Data:
----------------

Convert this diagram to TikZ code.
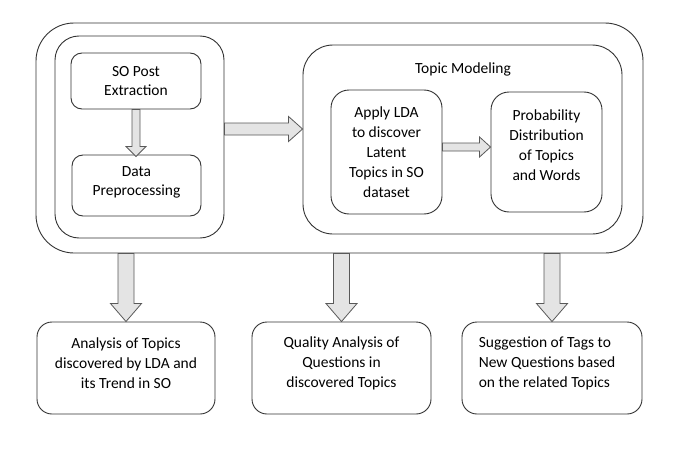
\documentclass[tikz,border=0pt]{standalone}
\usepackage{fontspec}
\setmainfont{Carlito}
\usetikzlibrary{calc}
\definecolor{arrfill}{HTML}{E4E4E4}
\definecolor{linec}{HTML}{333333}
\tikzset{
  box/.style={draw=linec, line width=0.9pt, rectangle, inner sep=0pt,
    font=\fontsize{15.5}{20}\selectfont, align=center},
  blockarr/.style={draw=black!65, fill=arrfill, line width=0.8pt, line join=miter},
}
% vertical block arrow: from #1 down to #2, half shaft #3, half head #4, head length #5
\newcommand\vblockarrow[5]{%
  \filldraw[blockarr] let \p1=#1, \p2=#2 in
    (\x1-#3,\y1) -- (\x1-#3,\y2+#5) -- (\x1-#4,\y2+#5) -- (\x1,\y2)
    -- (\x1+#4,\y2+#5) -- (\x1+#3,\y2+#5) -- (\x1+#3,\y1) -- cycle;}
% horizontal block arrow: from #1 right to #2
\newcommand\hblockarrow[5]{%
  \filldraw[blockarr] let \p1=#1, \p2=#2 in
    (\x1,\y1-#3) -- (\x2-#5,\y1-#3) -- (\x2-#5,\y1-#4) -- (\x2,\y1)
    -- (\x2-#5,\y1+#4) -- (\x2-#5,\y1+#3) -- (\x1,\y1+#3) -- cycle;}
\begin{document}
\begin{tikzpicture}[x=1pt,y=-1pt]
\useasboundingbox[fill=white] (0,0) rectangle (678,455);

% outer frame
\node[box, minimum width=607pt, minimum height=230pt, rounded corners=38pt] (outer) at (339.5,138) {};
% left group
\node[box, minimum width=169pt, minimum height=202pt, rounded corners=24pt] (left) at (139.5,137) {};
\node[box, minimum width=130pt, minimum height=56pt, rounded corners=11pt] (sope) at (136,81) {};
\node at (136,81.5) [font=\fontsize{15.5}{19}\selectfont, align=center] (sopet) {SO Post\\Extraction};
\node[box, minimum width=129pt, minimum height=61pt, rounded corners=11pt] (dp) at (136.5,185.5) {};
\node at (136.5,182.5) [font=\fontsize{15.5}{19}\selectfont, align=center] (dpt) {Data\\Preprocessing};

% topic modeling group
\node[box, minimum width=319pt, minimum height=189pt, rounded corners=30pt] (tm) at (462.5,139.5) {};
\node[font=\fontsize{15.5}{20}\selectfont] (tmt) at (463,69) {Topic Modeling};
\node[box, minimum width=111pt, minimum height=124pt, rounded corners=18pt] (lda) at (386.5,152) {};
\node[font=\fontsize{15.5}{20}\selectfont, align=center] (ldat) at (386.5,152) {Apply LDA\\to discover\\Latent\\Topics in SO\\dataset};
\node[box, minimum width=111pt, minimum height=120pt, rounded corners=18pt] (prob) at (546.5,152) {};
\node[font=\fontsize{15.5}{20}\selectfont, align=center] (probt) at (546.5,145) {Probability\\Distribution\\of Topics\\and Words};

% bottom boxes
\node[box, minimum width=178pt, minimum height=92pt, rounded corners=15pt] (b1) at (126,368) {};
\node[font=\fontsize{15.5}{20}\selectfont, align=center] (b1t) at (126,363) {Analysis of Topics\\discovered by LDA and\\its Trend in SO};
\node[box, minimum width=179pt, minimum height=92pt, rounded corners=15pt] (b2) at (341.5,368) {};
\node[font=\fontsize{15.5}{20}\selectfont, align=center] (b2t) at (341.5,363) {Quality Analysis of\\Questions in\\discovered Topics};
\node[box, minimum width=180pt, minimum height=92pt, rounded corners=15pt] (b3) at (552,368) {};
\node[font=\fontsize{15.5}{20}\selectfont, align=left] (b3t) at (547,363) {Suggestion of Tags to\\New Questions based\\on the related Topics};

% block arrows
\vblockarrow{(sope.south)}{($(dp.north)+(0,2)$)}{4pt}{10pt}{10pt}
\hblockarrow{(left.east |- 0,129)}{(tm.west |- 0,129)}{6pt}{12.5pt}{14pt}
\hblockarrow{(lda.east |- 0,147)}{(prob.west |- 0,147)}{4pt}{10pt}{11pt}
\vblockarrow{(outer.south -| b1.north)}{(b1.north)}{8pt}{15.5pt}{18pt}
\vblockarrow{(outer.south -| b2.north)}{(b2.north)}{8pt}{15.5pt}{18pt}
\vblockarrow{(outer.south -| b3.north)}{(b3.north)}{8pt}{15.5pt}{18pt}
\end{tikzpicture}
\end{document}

----------------

Task instructions: Make an exact copy of the whole listing, but don't bring over any pictures.

Exercise output:
Convert this diagram to TikZ code.
\documentclass[tikz,border=0pt]{standalone}
\usepackage{fontspec}
\setmainfont{Carlito}
\usetikzlibrary{calc}
\definecolor{arrfill}{HTML}{E4E4E4}
\definecolor{linec}{HTML}{333333}
\tikzset{
  box/.style={draw=linec, line width=0.9pt, rectangle, inner sep=0pt,
    font=\fontsize{15.5}{20}\selectfont, align=center},
  blockarr/.style={draw=black!65, fill=arrfill, line width=0.8pt, line join=miter},
}
% vertical block arrow: from #1 down to #2, half shaft #3, half head #4, head length #5
\newcommand\vblockarrow[5]{%
  \filldraw[blockarr] let \p1=#1, \p2=#2 in
    (\x1-#3,\y1) -- (\x1-#3,\y2+#5) -- (\x1-#4,\y2+#5) -- (\x1,\y2)
    -- (\x1+#4,\y2+#5) -- (\x1+#3,\y2+#5) -- (\x1+#3,\y1) -- cycle;}
% horizontal block arrow: from #1 right to #2
\newcommand\hblockarrow[5]{%
  \filldraw[blockarr] let \p1=#1, \p2=#2 in
    (\x1,\y1-#3) -- (\x2-#5,\y1-#3) -- (\x2-#5,\y1-#4) -- (\x2,\y1)
    -- (\x2-#5,\y1+#4) -- (\x2-#5,\y1+#3) -- (\x1,\y1+#3) -- cycle;}
\begin{document}
\begin{tikzpicture}[x=1pt,y=-1pt]
\useasboundingbox[fill=white] (0,0) rectangle (678,455);

% outer frame
\node[box, minimum width=607pt, minimum height=230pt, rounded corners=38pt] (outer) at (339.5,138) {};
% left group
\node[box, minimum width=169pt, minimum height=202pt, rounded corners=24pt] (left) at (139.5,137) {};
\node[box, minimum width=130pt, minimum height=56pt, rounded corners=11pt] (sope) at (136,81) {};
\node at (136,81.5) [font=\fontsize{15.5}{19}\selectfont, align=center] (sopet) {SO Post\\Extraction};
\node[box, minimum width=129pt, minimum height=61pt, rounded corners=11pt] (dp) at (136.5,185.5) {};
\node at (136.5,182.5) [font=\fontsize{15.5}{19}\selectfont, align=center] (dpt) {Data\\Preprocessing};

% topic modeling group
\node[box, minimum width=319pt, minimum height=189pt, rounded corners=30pt] (tm) at (462.5,139.5) {};
\node[font=\fontsize{15.5}{20}\selectfont] (tmt) at (463,69) {Topic Modeling};
\node[box, minimum width=111pt, minimum height=124pt, rounded corners=18pt] (lda) at (386.5,152) {};
\node[font=\fontsize{15.5}{20}\selectfont, align=center] (ldat) at (386.5,152) {Apply LDA\\to discover\\Latent\\Topics in SO\\dataset};
\node[box, minimum width=111pt, minimum height=120pt, rounded corners=18pt] (prob) at (546.5,152) {};
\node[font=\fontsize{15.5}{20}\selectfont, align=center] (probt) at (546.5,145) {Probability\\Distribution\\of Topics\\and Words};

% bottom boxes
\node[box, minimum width=178pt, minimum height=92pt, rounded corners=15pt] (b1) at (126,368) {};
\node[font=\fontsize{15.5}{20}\selectfont, align=center] (b1t) at (126,363) {Analysis of Topics\\discovered by LDA and\\its Trend in SO};
\node[box, minimum width=179pt, minimum height=92pt, rounded corners=15pt] (b2) at (341.5,368) {};
\node[font=\fontsize{15.5}{20}\selectfont, align=center] (b2t) at (341.5,363) {Quality Analysis of\\Questions in\\discovered Topics};
\node[box, minimum width=180pt, minimum height=92pt, rounded corners=15pt] (b3) at (552,368) {};
\node[font=\fontsize{15.5}{20}\selectfont, align=left] (b3t) at (547,363) {Suggestion of Tags to\\New Questions based\\on the related Topics};

% block arrows
\vblockarrow{(sope.south)}{($(dp.north)+(0,2)$)}{4pt}{10pt}{10pt}
\hblockarrow{(left.east |- 0,129)}{(tm.west |- 0,129)}{6pt}{12.5pt}{14pt}
\hblockarrow{(lda.east |- 0,147)}{(prob.west |- 0,147)}{4pt}{10pt}{11pt}
\vblockarrow{(outer.south -| b1.north)}{(b1.north)}{8pt}{15.5pt}{18pt}
\vblockarrow{(outer.south -| b2.north)}{(b2.north)}{8pt}{15.5pt}{18pt}
\vblockarrow{(outer.south -| b3.north)}{(b3.north)}{8pt}{15.5pt}{18pt}
\end{tikzpicture}
\end{document}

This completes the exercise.